WHAT YOU ARE ASKED TO DO: Return every line below as is, leaving out the pictures.

--- GIVEN INFORMATION ---

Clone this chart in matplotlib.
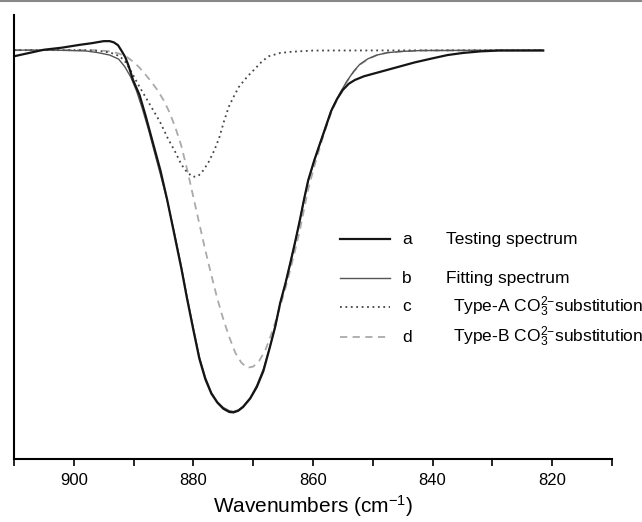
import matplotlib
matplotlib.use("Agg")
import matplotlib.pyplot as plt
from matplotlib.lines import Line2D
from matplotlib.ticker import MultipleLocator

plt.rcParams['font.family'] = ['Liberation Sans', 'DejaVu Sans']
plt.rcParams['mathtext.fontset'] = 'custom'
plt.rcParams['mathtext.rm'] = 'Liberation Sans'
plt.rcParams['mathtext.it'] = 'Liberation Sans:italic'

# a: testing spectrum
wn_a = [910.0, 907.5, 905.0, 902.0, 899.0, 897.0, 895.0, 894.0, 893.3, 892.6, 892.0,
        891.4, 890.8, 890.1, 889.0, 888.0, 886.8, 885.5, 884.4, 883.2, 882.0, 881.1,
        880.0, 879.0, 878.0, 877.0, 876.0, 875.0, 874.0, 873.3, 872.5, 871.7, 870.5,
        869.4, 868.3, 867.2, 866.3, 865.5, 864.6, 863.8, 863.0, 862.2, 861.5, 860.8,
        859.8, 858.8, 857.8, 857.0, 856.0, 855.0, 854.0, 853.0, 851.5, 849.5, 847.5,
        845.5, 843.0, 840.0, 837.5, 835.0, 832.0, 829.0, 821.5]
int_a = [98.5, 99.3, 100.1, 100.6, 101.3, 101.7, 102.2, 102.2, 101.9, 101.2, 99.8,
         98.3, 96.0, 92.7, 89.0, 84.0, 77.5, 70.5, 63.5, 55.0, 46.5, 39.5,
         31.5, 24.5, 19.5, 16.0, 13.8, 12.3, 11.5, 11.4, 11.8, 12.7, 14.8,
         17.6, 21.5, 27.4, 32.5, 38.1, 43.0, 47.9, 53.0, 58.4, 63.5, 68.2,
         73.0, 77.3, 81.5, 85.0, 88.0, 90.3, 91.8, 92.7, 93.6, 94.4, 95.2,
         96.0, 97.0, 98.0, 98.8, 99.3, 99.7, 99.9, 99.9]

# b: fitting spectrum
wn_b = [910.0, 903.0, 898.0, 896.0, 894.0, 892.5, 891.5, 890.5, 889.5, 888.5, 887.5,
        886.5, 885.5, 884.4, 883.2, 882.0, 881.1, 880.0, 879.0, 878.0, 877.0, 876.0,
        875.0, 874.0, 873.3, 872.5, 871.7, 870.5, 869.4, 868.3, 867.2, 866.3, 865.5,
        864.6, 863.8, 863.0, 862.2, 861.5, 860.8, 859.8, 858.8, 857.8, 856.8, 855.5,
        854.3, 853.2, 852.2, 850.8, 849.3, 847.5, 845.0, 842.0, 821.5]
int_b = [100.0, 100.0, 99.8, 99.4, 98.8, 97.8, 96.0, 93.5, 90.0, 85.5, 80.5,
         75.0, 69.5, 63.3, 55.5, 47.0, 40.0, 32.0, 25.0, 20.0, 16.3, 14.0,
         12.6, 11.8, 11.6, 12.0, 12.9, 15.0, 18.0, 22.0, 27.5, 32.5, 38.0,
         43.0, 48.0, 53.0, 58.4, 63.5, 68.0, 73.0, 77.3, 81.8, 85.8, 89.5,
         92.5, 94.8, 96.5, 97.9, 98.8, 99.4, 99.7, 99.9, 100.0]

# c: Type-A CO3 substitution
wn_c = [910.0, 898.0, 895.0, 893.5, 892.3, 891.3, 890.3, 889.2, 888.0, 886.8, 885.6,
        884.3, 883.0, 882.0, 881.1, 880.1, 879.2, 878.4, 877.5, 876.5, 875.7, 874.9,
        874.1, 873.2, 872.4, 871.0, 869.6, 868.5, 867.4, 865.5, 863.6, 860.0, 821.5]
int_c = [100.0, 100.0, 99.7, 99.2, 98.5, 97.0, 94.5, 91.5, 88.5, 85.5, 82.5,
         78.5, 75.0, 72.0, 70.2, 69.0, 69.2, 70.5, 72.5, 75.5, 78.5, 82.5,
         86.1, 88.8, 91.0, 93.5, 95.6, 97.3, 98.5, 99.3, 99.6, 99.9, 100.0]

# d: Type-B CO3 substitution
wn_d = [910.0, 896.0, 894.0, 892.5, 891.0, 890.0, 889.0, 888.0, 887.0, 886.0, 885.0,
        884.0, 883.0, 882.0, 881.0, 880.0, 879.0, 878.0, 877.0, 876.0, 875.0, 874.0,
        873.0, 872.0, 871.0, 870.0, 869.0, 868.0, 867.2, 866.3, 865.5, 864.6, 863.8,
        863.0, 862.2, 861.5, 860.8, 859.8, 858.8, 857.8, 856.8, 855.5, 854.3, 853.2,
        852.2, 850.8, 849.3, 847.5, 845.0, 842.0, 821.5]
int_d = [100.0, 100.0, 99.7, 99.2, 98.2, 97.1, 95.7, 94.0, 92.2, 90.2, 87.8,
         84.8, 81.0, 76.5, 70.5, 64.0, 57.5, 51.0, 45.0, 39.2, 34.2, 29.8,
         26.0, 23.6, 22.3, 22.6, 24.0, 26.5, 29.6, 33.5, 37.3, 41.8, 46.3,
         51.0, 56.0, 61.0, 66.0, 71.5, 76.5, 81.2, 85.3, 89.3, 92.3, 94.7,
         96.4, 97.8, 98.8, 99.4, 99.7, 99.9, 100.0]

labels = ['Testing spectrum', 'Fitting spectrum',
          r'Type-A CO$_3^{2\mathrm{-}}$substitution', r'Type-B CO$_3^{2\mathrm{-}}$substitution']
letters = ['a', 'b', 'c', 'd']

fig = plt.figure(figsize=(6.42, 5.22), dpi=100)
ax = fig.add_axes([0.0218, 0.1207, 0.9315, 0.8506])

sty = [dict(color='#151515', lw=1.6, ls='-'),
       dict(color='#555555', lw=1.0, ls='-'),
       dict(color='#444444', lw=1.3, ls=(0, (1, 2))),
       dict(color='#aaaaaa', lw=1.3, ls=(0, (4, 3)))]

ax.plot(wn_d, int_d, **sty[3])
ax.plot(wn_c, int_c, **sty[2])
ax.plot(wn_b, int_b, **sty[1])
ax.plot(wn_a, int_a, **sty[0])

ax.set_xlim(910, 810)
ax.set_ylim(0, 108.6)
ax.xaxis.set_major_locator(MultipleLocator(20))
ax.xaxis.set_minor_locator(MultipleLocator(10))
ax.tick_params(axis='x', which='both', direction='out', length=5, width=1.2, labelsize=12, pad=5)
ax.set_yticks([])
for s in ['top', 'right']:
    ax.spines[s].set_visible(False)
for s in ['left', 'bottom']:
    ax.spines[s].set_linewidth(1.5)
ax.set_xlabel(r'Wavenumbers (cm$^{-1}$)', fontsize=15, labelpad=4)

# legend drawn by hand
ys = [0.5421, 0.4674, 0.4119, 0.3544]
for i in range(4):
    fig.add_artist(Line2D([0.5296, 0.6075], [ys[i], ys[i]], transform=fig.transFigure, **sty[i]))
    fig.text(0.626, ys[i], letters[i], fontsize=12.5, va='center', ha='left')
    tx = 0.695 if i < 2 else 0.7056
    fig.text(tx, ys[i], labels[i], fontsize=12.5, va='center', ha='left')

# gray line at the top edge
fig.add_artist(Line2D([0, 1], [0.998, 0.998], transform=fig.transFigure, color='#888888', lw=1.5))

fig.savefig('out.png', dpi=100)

---

ANSWER TO THE EXERCISE:
Clone this chart in matplotlib.
import matplotlib
matplotlib.use("Agg")
import matplotlib.pyplot as plt
from matplotlib.lines import Line2D
from matplotlib.ticker import MultipleLocator

plt.rcParams['font.family'] = ['Liberation Sans', 'DejaVu Sans']
plt.rcParams['mathtext.fontset'] = 'custom'
plt.rcParams['mathtext.rm'] = 'Liberation Sans'
plt.rcParams['mathtext.it'] = 'Liberation Sans:italic'

# a: testing spectrum
wn_a = [910.0, 907.5, 905.0, 902.0, 899.0, 897.0, 895.0, 894.0, 893.3, 892.6, 892.0,
        891.4, 890.8, 890.1, 889.0, 888.0, 886.8, 885.5, 884.4, 883.2, 882.0, 881.1,
        880.0, 879.0, 878.0, 877.0, 876.0, 875.0, 874.0, 873.3, 872.5, 871.7, 870.5,
        869.4, 868.3, 867.2, 866.3, 865.5, 864.6, 863.8, 863.0, 862.2, 861.5, 860.8,
        859.8, 858.8, 857.8, 857.0, 856.0, 855.0, 854.0, 853.0, 851.5, 849.5, 847.5,
        845.5, 843.0, 840.0, 837.5, 835.0, 832.0, 829.0, 821.5]
int_a = [98.5, 99.3, 100.1, 100.6, 101.3, 101.7, 102.2, 102.2, 101.9, 101.2, 99.8,
         98.3, 96.0, 92.7, 89.0, 84.0, 77.5, 70.5, 63.5, 55.0, 46.5, 39.5,
         31.5, 24.5, 19.5, 16.0, 13.8, 12.3, 11.5, 11.4, 11.8, 12.7, 14.8,
         17.6, 21.5, 27.4, 32.5, 38.1, 43.0, 47.9, 53.0, 58.4, 63.5, 68.2,
         73.0, 77.3, 81.5, 85.0, 88.0, 90.3, 91.8, 92.7, 93.6, 94.4, 95.2,
         96.0, 97.0, 98.0, 98.8, 99.3, 99.7, 99.9, 99.9]

# b: fitting spectrum
wn_b = [910.0, 903.0, 898.0, 896.0, 894.0, 892.5, 891.5, 890.5, 889.5, 888.5, 887.5,
        886.5, 885.5, 884.4, 883.2, 882.0, 881.1, 880.0, 879.0, 878.0, 877.0, 876.0,
        875.0, 874.0, 873.3, 872.5, 871.7, 870.5, 869.4, 868.3, 867.2, 866.3, 865.5,
        864.6, 863.8, 863.0, 862.2, 861.5, 860.8, 859.8, 858.8, 857.8, 856.8, 855.5,
        854.3, 853.2, 852.2, 850.8, 849.3, 847.5, 845.0, 842.0, 821.5]
int_b = [100.0, 100.0, 99.8, 99.4, 98.8, 97.8, 96.0, 93.5, 90.0, 85.5, 80.5,
         75.0, 69.5, 63.3, 55.5, 47.0, 40.0, 32.0, 25.0, 20.0, 16.3, 14.0,
         12.6, 11.8, 11.6, 12.0, 12.9, 15.0, 18.0, 22.0, 27.5, 32.5, 38.0,
         43.0, 48.0, 53.0, 58.4, 63.5, 68.0, 73.0, 77.3, 81.8, 85.8, 89.5,
         92.5, 94.8, 96.5, 97.9, 98.8, 99.4, 99.7, 99.9, 100.0]

# c: Type-A CO3 substitution
wn_c = [910.0, 898.0, 895.0, 893.5, 892.3, 891.3, 890.3, 889.2, 888.0, 886.8, 885.6,
        884.3, 883.0, 882.0, 881.1, 880.1, 879.2, 878.4, 877.5, 876.5, 875.7, 874.9,
        874.1, 873.2, 872.4, 871.0, 869.6, 868.5, 867.4, 865.5, 863.6, 860.0, 821.5]
int_c = [100.0, 100.0, 99.7, 99.2, 98.5, 97.0, 94.5, 91.5, 88.5, 85.5, 82.5,
         78.5, 75.0, 72.0, 70.2, 69.0, 69.2, 70.5, 72.5, 75.5, 78.5, 82.5,
         86.1, 88.8, 91.0, 93.5, 95.6, 97.3, 98.5, 99.3, 99.6, 99.9, 100.0]

# d: Type-B CO3 substitution
wn_d = [910.0, 896.0, 894.0, 892.5, 891.0, 890.0, 889.0, 888.0, 887.0, 886.0, 885.0,
        884.0, 883.0, 882.0, 881.0, 880.0, 879.0, 878.0, 877.0, 876.0, 875.0, 874.0,
        873.0, 872.0, 871.0, 870.0, 869.0, 868.0, 867.2, 866.3, 865.5, 864.6, 863.8,
        863.0, 862.2, 861.5, 860.8, 859.8, 858.8, 857.8, 856.8, 855.5, 854.3, 853.2,
        852.2, 850.8, 849.3, 847.5, 845.0, 842.0, 821.5]
int_d = [100.0, 100.0, 99.7, 99.2, 98.2, 97.1, 95.7, 94.0, 92.2, 90.2, 87.8,
         84.8, 81.0, 76.5, 70.5, 64.0, 57.5, 51.0, 45.0, 39.2, 34.2, 29.8,
         26.0, 23.6, 22.3, 22.6, 24.0, 26.5, 29.6, 33.5, 37.3, 41.8, 46.3,
         51.0, 56.0, 61.0, 66.0, 71.5, 76.5, 81.2, 85.3, 89.3, 92.3, 94.7,
         96.4, 97.8, 98.8, 99.4, 99.7, 99.9, 100.0]

labels = ['Testing spectrum', 'Fitting spectrum',
          r'Type-A CO$_3^{2\mathrm{-}}$substitution', r'Type-B CO$_3^{2\mathrm{-}}$substitution']
letters = ['a', 'b', 'c', 'd']

fig = plt.figure(figsize=(6.42, 5.22), dpi=100)
ax = fig.add_axes([0.0218, 0.1207, 0.9315, 0.8506])

sty = [dict(color='#151515', lw=1.6, ls='-'),
       dict(color='#555555', lw=1.0, ls='-'),
       dict(color='#444444', lw=1.3, ls=(0, (1, 2))),
       dict(color='#aaaaaa', lw=1.3, ls=(0, (4, 3)))]

ax.plot(wn_d, int_d, **sty[3])
ax.plot(wn_c, int_c, **sty[2])
ax.plot(wn_b, int_b, **sty[1])
ax.plot(wn_a, int_a, **sty[0])

ax.set_xlim(910, 810)
ax.set_ylim(0, 108.6)
ax.xaxis.set_major_locator(MultipleLocator(20))
ax.xaxis.set_minor_locator(MultipleLocator(10))
ax.tick_params(axis='x', which='both', direction='out', length=5, width=1.2, labelsize=12, pad=5)
ax.set_yticks([])
for s in ['top', 'right']:
    ax.spines[s].set_visible(False)
for s in ['left', 'bottom']:
    ax.spines[s].set_linewidth(1.5)
ax.set_xlabel(r'Wavenumbers (cm$^{-1}$)', fontsize=15, labelpad=4)

# legend drawn by hand
ys = [0.5421, 0.4674, 0.4119, 0.3544]
for i in range(4):
    fig.add_artist(Line2D([0.5296, 0.6075], [ys[i], ys[i]], transform=fig.transFigure, **sty[i]))
    fig.text(0.626, ys[i], letters[i], fontsize=12.5, va='center', ha='left')
    tx = 0.695 if i < 2 else 0.7056
    fig.text(tx, ys[i], labels[i], fontsize=12.5, va='center', ha='left')

# gray line at the top edge
fig.add_artist(Line2D([0, 1], [0.998, 0.998], transform=fig.transFigure, color='#888888', lw=1.5))

fig.savefig('out.png', dpi=100)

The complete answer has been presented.